A reminder there are many parts to this incredibly complex and integrated power grid and trying to simplify it to “this good/this bad” is a recipe for stupidity. https://t.co/8weeXhQnNy
— Andrew Bray (@andypbray) August 25, 2018
AEMO says NSW was forced to shed 724MW of load and Victoria shed 280MW when lines connecting the NSW and Queensland grids were suddenly lost.
That loss of power – and subsequent load shedding – roughly equated to the amount of electricity that the two states were importing at the time – NSW from Queensland, and Victoria from both its northern link and from South Australia.
It’s a normal reaction – neither state has anything that can react instantaneously to a loss of power, so load is shed to keep the rest of the grid stable and pull the frequency back into line. (You can read some more detail in this as it happened report on Watt Clarity here).
AEMO made note that these outages had nothing to do with any loss of generation – and it was interesting to note that no generator: coal, gas, wind or solar – tripped off as a result of the transmission failure.
The Coalition government, however, couldn’t resist the opportunity to display more of its idiocy and ideology over energy.
“The system has heightened vulnerability because of the reliance on interstate and unreliable power,” Resources Minister Matt Canavan told The Australian. “More investment in coal, gas or hydro would firm up the system, create more supply and bring down prices.”

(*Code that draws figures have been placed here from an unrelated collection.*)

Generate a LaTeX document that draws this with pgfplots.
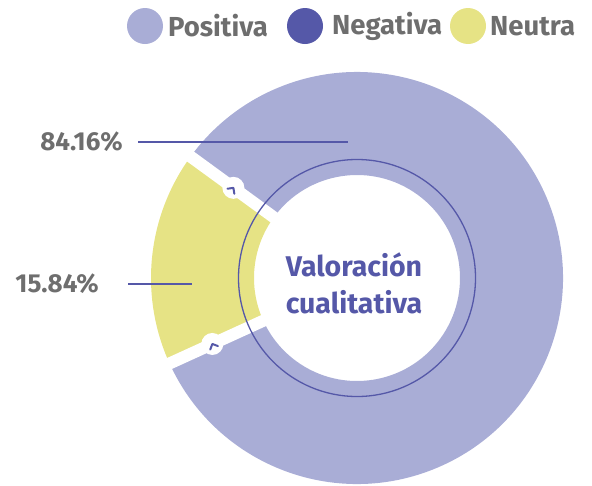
\documentclass[border=0pt]{standalone}
\usepackage{pgfplots}
\pgfplotsset{compat=1.18}
\usepackage{pgfplotstable}
\usepackage{fontspec}
\setmainfont{Fira Sans}
\definecolor{lav}{HTML}{A9ADD6}
\definecolor{navy}{HTML}{5558A8}
\definecolor{yel}{HTML}{E6E385}
\definecolor{txt}{HTML}{6E6E6E}
\pgfplotstableread{
label value
Positiva 84.16
Negativa 0
Neutra 15.84
}\datatable
\begin{document}
\begin{tikzpicture}
\pgfplotstablegetelem{0}{value}\of\datatable \edef\vpos{\pgfplotsretval}
\pgfplotstablegetelem{2}{value}\of\datatable \edef\vneu{\pgfplotsretval}
\pgfmathsetmacro{\span}{\vneu*3.6}
\pgfmathsetmacro{\azero}{174.2-\span/2-1.8}
\pgfmathsetmacro{\aone}{174.2+\span/2+1.8}
\pgfmathsetmacro{\afull}{\azero+360}
\begin{axis}[x=1pt, y=1pt, xmin=0, xmax=592, ymin=0, ymax=485, y dir=reverse,
  hide axis, clip=false, anchor=south west, at={(0,0)}]
\coordinate (C) at (axis cs:357,278);
% lavender (Positiva)
\fill[lav] ([shift={(\aone:206pt)}]C) arc[start angle=\aone, end angle=\afull, radius=206pt]
  -- ([shift={(\azero:103pt)}]C) arc[start angle=\afull, end angle=\aone, radius=103pt] -- cycle;
% yellow (Neutra)
\fill[yel] ([shift={(\azero:206pt)}]C) arc[start angle=\azero, end angle=\aone, radius=206pt]
  -- ([shift={(\aone:103pt)}]C) arc[start angle=\aone, end angle=\azero, radius=103pt] -- cycle;
% gaps
\draw[white, line width=12pt] ([shift={(\azero:90pt)}]C) -- ([shift={(\azero:215pt)}]C);
\draw[white, line width=12pt] ([shift={(\aone:90pt)}]C) -- ([shift={(\aone:215pt)}]C);
% inner thin circle
\draw[navy, line width=1.3pt] (C) circle[radius=118.5pt];
% gap markers
\fill[white] ([shift={(\azero:153pt)}]C) circle[radius=11pt];
\fill[white] ([shift={(\aone:159pt)}]C) circle[radius=11pt];
\pgfmathsetmacro{\dz}{\azero-90}
\pgfmathsetmacro{\dy}{\aone-90}
\draw[navy, line width=2pt, line join=round, line cap=round]
  ([shift={(\azero:153pt)}]C) ++(\dz+135:6pt) -- ++(\dz-45:6pt) -- ++(\dz-135:6pt);
\draw[navy, line width=2pt, line join=round, line cap=round]
  ([shift={(\aone:159pt)}]C) ++(\dy+135:6pt) -- ++(\dy-45:6pt) -- ++(\dy-135:6pt);
% leader lines
\draw[navy, line width=2pt] (axis cs:138,142) -- (axis cs:348,142);
\draw[navy, line width=2pt] (axis cs:128,284) -- (axis cs:192,284);
\node[anchor=east, text=txt, font=\bfseries\fontsize{26}{26}\selectfont, inner sep=0pt] at (axis cs:123,142) {\vpos\%};
\node[anchor=east, text=txt, font=\bfseries\fontsize{26}{26}\selectfont, inner sep=0pt] at (axis cs:99,284) {\vneu\%};
% center text
\node[align=center, text=navy, font=\bfseries\fontsize{28.5}{37}\selectfont] at (axis cs:354,283) {Valoración\\cualitativa};
% legend
\fill[lav] (axis cs:145,26) circle[radius=18pt];
\fill[navy] (axis cs:305,26) circle[radius=18pt];
\fill[yel] (axis cs:468,26) circle[radius=18pt];
\node[anchor=west, text=txt, font=\bfseries\fontsize{27.5}{27.5}\selectfont, inner sep=0pt] at (axis cs:168,26) {Positiva};
\node[anchor=west, text=txt, font=\bfseries\fontsize{27.5}{27.5}\selectfont, inner sep=0pt] at (axis cs:332,26) {Negativa};
\node[anchor=west, text=txt, font=\bfseries\fontsize{27.5}{27.5}\selectfont, inner sep=0pt] at (axis cs:490,26) {Neutra};
\end{axis}
\pgfresetboundingbox
\path (0,0) rectangle (592pt,485pt);
\end{tikzpicture}
\end{document}
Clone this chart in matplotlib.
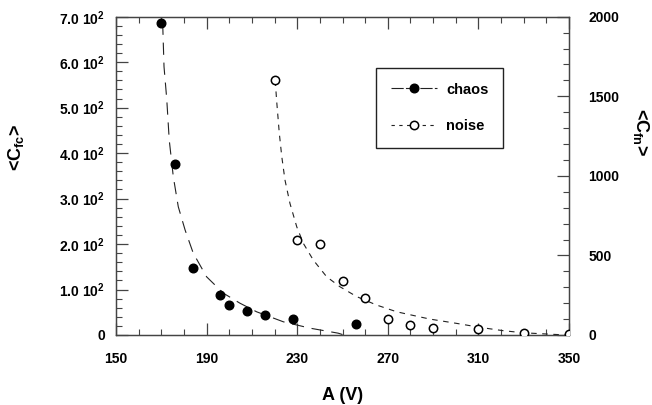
import matplotlib
matplotlib.use("Agg")
import matplotlib.pyplot as plt
from matplotlib.ticker import MultipleLocator, FuncFormatter

plt.rcParams["font.family"] = ["Liberation Sans", "DejaVu Sans"]
plt.rcParams["mathtext.fontset"] = "custom"
plt.rcParams["mathtext.rm"] = "Liberation Sans:bold"
plt.rcParams["mathtext.bf"] = "Liberation Sans:bold"

chaos_A = [170, 176, 184, 196, 200, 208, 216, 228, 256]
chaos_C = [687, 376, 147, 87, 65, 53, 43, 36, 25]

noise_A = [220, 230, 240, 250, 260, 270, 280, 290, 310, 330, 350]
noise_C = [1600, 597, 570, 341, 235, 99, 63, 46, 40, 15, 4]

# Fitted curves
chaos_fit_A = [170.6, 171.2, 172.4, 173.5, 175.3, 177.5, 180.5, 184.1, 190.0,
               197.4, 204.7, 212.1, 223.9, 235.7, 248.1, 250.0]
chaos_fit_C = [687, 590, 519, 429, 348, 282, 231, 180, 128,
               92, 70, 51, 29, 15, 4, 1]

noise_fit_A = [220.3, 220.9, 222.1, 223.2, 224.6, 226.8, 229.8, 232.7, 237.1,
               243.0, 248.9, 256.3, 265.1, 273.9, 278.3, 288.6, 300.4, 310.7,
               321.0, 329.8, 343.1, 349.6]
noise_fit_C = [1600, 1476, 1267, 1120, 974, 827, 680, 576, 471,
               366, 303, 241, 188, 146, 132, 100, 73, 48,
               27, 14, 4, 0]

x_ticks = [150, 190, 230, 270, 310, 350]

fig = plt.figure(figsize=(6.52, 4.05), dpi=100)
ax = fig.add_axes([116 / 652, 1 - 335 / 405, 453 / 652, 318.3 / 405])
ax2 = ax.twinx()

spine_col = "#444444"
for a in (ax, ax2):
    for s in a.spines.values():
        s.set_color(spine_col)
        s.set_linewidth(0.9)

# chaos on the left axis
ax.plot(chaos_fit_A, chaos_fit_C, color="#222222", lw=0.8, dashes=(11, 7))
ax.plot(chaos_A, chaos_C, "o", color="black", ms=6.2, zorder=3)

# noise on the right axis
ax2.plot(noise_fit_A, noise_fit_C, color="#222222", lw=0.8, dashes=(5, 5))
ax2.plot(noise_A, noise_C, "o", mfc="white", mec="black", mew=1.1,
         ms=6, zorder=3)

ax.set_xlim(150, 350)
ax.set_ylim(0, 700)
ax2.set_ylim(0, 2000)

ax.set_xticks(x_ticks)
ax.xaxis.set_minor_locator(MultipleLocator(10))
ax.yaxis.set_major_locator(MultipleLocator(100))
ax.yaxis.set_minor_locator(MultipleLocator(20))
ax2.yaxis.set_major_locator(MultipleLocator(500))
ax2.yaxis.set_minor_locator(MultipleLocator(100))

ax.yaxis.set_major_formatter(
    FuncFormatter(lambda v, p: "0" if v == 0 else "%.1f 10$^2$" % (v / 100)))

ax.tick_params(which="both", direction="in", top=True, right=False,
               color=spine_col, labelsize=10)
ax.tick_params(which="major", length=8.5, width=0.9)
ax.tick_params(which="minor", length=4.3, width=0.8)
ax.tick_params(axis="x", pad=12)
ax.tick_params(axis="y", pad=8)
ax2.tick_params(which="both", direction="in", color=spine_col, labelsize=10,
                pad=14)
ax2.tick_params(which="major", length=8.5, width=0.9)
ax2.tick_params(which="minor", length=4.3, width=0.8)
for lab in ax.get_xticklabels() + ax.get_yticklabels() + ax2.get_yticklabels():
    lab.set_fontweight("bold")

ax.set_xlabel("A (V)", fontsize=13, fontweight="bold", labelpad=15)

fig.text(16 / 652, 1 - 147 / 405, r"<C$_\mathbf{fc}$>", rotation=90,
         fontsize=13, fontweight="bold", ha="center", va="center")
fig.text(641 / 652, 1 - 132 / 405, r"<C$_\mathbf{fn}$>", rotation=270,
         fontsize=13, fontweight="bold", ha="center", va="center")

# Legend with the curve dashes in the handles
h1, = ax.plot([], [], color="#222222", lw=0.8, dashes=(11, 2), marker="o",
              mfc="black", mec="black", ms=6.2)
h2, = ax.plot([], [], color="#222222", lw=0.8, dashes=(3, 4), marker="o",
              mfc="white", mec="black", mew=1.1, ms=6)
leg = ax2.legend([h1, h2], ["chaos", "noise"], loc="upper left",
                 bbox_to_anchor=(376 / 652, 1 - 68 / 405),
                 bbox_transform=fig.transFigure, borderaxespad=0,
                 prop={"size": 10.5, "weight": "bold"},
                 handlelength=3.2, handletextpad=0.6,
                 borderpad=1.0, labelspacing=1.55, fancybox=False,
                 framealpha=1, edgecolor="#222222", numpoints=1)
leg.get_frame().set_linewidth(1.0)

fig.savefig("out.png", dpi=100)
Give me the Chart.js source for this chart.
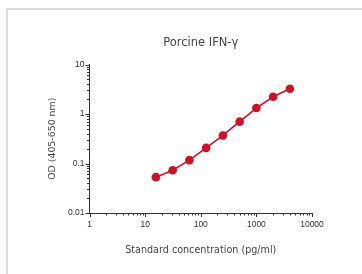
<!DOCTYPE html>
<html>
<head>
<meta charset="utf-8">
<script src="https://cdn.jsdelivr.net/npm/chart.js@4/dist/chart.umd.min.js"></script>
<style>
  html, body { margin: 0; padding: 0; background: #fff; }
  #wrap { position: relative; width: 362px; height: 274px; overflow: hidden; }
  #frame { position: absolute; left: 6px; top: 8px; width: 400px; height: 300px;
           border-top: 2px solid #dcdcdc; border-left: 2px solid #dcdcdc; }
  canvas { position: absolute; left: 0; top: 0; }
</style>
</head>
<body>
<div id="wrap">
  <div id="frame"></div>
  <canvas id="c" width="362" height="274"></canvas>
</div>
<script>
const chartTitle = 'Porcine IFN-\u03b3';
const xTitle = 'Standard concentration (pg/ml)';
const yTitle = 'OD (405-650 nm)';
const concentrations = [15.6, 31.25, 62.5, 125, 250, 500, 1000, 2000, 4000];
const odValues = [0.053, 0.073, 0.117, 0.207, 0.368, 0.70, 1.32, 2.23, 3.24];
const xMajorTicks = [1, 10, 100, 1000, 10000];
const yMajorTicks = [0.01, 0.1, 1, 10];

const RED = '#cf1027';
const TEXT = '#444';
const AXIS = '#333';

function withMinors(majors) {
  const out = [];
  for (let i = 0; i < majors.length; i++) {
    out.push({ value: majors[i], major: true });
    if (i < majors.length - 1) {
      for (let m = 2; m <= 9; m++) out.push({ value: majors[i] * m, major: false });
    }
  }
  return out;
}

const tickMarks = {
  id: 'tickMarks',
  afterDraw(chart) {
    const ctx = chart.ctx;
    const xs = chart.scales.x, ys = chart.scales.y;
    const area = chart.chartArea;
    ctx.save();
    ctx.strokeStyle = AXIS;
    ctx.lineWidth = 1;
    ctx.beginPath();
    xs.ticks.forEach(t => {
      const px = Math.round(xs.getPixelForValue(t.value)) + 0.5;
      const len = t.major ? 4 : 2.5;
      ctx.moveTo(px, area.bottom);
      ctx.lineTo(px, area.bottom + len);
    });
    ys.ticks.forEach(t => {
      const py = Math.round(ys.getPixelForValue(t.value)) + 0.5;
      const len = t.major ? 4 : 2.5;
      ctx.moveTo(area.left, py);
      ctx.lineTo(area.left - len, py);
    });
    ctx.stroke();
    ctx.restore();
  }
};

new Chart(document.getElementById('c'), {
  type: 'line',
  data: {
    datasets: [{
      xAxisID: 'x',
      yAxisID: 'y',
      data: concentrations.map((c, i) => ({ x: c, y: odValues[i] })),
      borderColor: RED,
      backgroundColor: RED,
      borderWidth: 1.6,
      pointRadius: 4.3,
      pointBackgroundColor: RED,
      pointBorderColor: RED,
      pointBorderWidth: 0,
      tension: 0
    }]
  },
  options: {
    responsive: false,
    animation: false,
    devicePixelRatio: 1,
    layout: { padding: { left: 0, right: 50, top: 0, bottom: 0 } },
    plugins: { legend: { display: false }, title: { display: false }, tooltip: { enabled: false } },
    scales: {
      x: {
        type: 'logarithmic',
        position: 'bottom',
        min: 1, max: 10000,
        grid: { display: false, drawTicks: false },
        border: { display: true, color: AXIS, width: 1 },
        afterBuildTicks(s) { s.ticks = withMinors(xMajorTicks); },
        ticks: {
          autoSkip: false, maxRotation: 0, padding: 7, color: '#333',
          font: { family: 'Liberation Sans', size: 8.5 },
          callback(v) { return xMajorTicks.includes(v) ? String(v) : ''; }
        },
        title: {
          display: true, text: xTitle, color: TEXT,
          font: { family: 'DejaVu Sans', size: 9.6 },
          padding: { top: 18, bottom: 18 }
        },
        afterFit(s) { s.height = 61; }
      },
      y: {
        type: 'logarithmic',
        position: 'left',
        min: 0.01, max: 10,
        grid: { display: false, drawTicks: false },
        border: { display: true, color: AXIS, width: 1 },
        afterBuildTicks(s) { s.ticks = withMinors(yMajorTicks); },
        ticks: {
          autoSkip: false, padding: 5, color: '#333',
          font: { family: 'Liberation Sans', size: 8.5 },
          callback(v) { return yMajorTicks.includes(v) ? String(v) : ''; }
        },
        title: {
          display: true, text: yTitle, color: TEXT,
          font: { family: 'DejaVu Sans', size: 9.4 },
          padding: { top: 47, bottom: 47 }
        },
        afterFit(s) { s.width = 89.5; }
      },
      top: {
        type: 'linear',
        axis: 'x',
        position: 'top',
        display: true,
        min: 0, max: 1,
        grid: { display: false, drawTicks: false },
        border: { display: false },
        ticks: { display: false },
        title: {
          display: true, text: chartTitle, color: TEXT,
          font: { family: 'DejaVu Sans', size: 11.5 },
          padding: { top: 36, bottom: 0 }
        },
        afterFit(s) { s.height = 64.5; }
      }
    }
  },
  plugins: [tickMarks]
});
</script>
</body>
</html>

Dear minister, it doesn’t matter how much coal, hydro or gas you have in the system, if the transmission lines blow up, you are going to have problems. Are you suggesting the end of the National Electricity Market, and no state should import or export power?
But that takes us to the link between the big battery and Morrison’s big banana.
Just before the incident, South Australia was sourcing around 43.4 per cent of its demand from solar (mostly rooftop solar) and another 7.4 per cent from wind (so more than 50 per cent variable renewables), but it operated without issue and its local grid was “synchronised” with Victoria’s about 25 minutes after the outage.
It seems that the Hornsdale Power Reserve, also known as the Tesla Big Battery, stepped in to help ensure there were no ill effects in South Australia from what AEMO was describing at the time as a “power system emergency”.
Indeed, it was the biggest “contingency” event since the Tesla big battery began operations in December last year, and likely one of the biggest threats to the grid and supply since a series of tornadoes caused the September 2016 blackout. It was the first time the state was “islanded” since that blackout.
When frequency plunged dangerously through a 49.80 Hertz trigger point to below 49.25Hz and a low of 49.18Hz after the lightning strike, the battery sprung into action.
No load-shedding occurred in South Australia, partly due to the response of the battery, delivering an immediate net increase of 84MW to the grid, when South Australia’s frequency dipped below that crucial 49.2Hz.
Over the next 25 minutes, HPR continued to provide frequency support as South Australia operated as an island, including providing downward frequency support (net charging) when the suddenly surged after the separation, and went up to an equally dangerous 50.47Hz.
These graphs above and below highlights what happened. Note that this shows one second periods, but the response was actually faster than that. The top graph shows the change in frequency and the battery response.
The one below shows a longer time frame from the initial disturbance, and how the battery kept the changes in check.
This versatility and speed was essential to keep the network in South Australia steady, as the grid over-corrected – which often happens when the grid relies on traditional slow and lumbering machines.
What Morrison and Co should recognise is that the response highlighted the great flexibility of the Tesla battery, delivering a variety of crucial services simultaneously during this short period of time. It actually Does Something.
The fast response to the contingency contributed to returning supply to the nominal bands, and once there delivered local frequency support to South Australia while islanded from the rest of Australia. A scenario not seen since the blackouts in September 2016.
In addition, the battery was able to charge at negative energy prices in the market during this time, highlighting the monetary value for the asset owners in addition to the benefit to the grid with fast response.
So, let’s cast back to Morrison’s comments of last year.
“I don’t care if it’s wind, coal, the world’s biggest battery, but you’ve got to measure it on its contribution, and it doesn’t measure up to a big solution.”
And he went on to say: “30,000 SA households could not get through watching one episode of Australia’s Ninja Warrior with this big battery. So let’s not pretend it is a solution”.
But every household in South Australia was able to watch whatever it wanted on Saturday. Without the battery, as much as 84MW may have been lost. It was the households in NSW – with five major coal generators off-line due to repairs – that had to cop the outages.
While the big battery was providing a solution to an incident in South Australia, NSW had nothing in its generation fleet to respond quickly enough to provide a solution to NSW customers.
If NSW had a few batteries like the Tesla big battery he mocked, then the lights in the suburbs and the smelter might have stayed on. Or as the battlers “whose side he is on” might have asked, where the bloody hell was the NSW big battery?
The speed and versatility of the Tesla big battery, as illustrated on Saturday, and in numerous occasions previously, has both surprised and delighted network owners and market operators. It can do things that cannot be matched by coal, gas or hydro generators, or even Big Bananas.
Perhaps this event will show that he would be wise to try and reset the silly debate about battery technology being measured by how long it can allow people watching a TV show and more how quickly it can respond to key the grid connected.
Sadly, though, this is a man whose chief of staff is a former deputy CEO of the Minerals Council, and who has just appointed one of the country’s most prominent critics of wind energy as the new energy minister.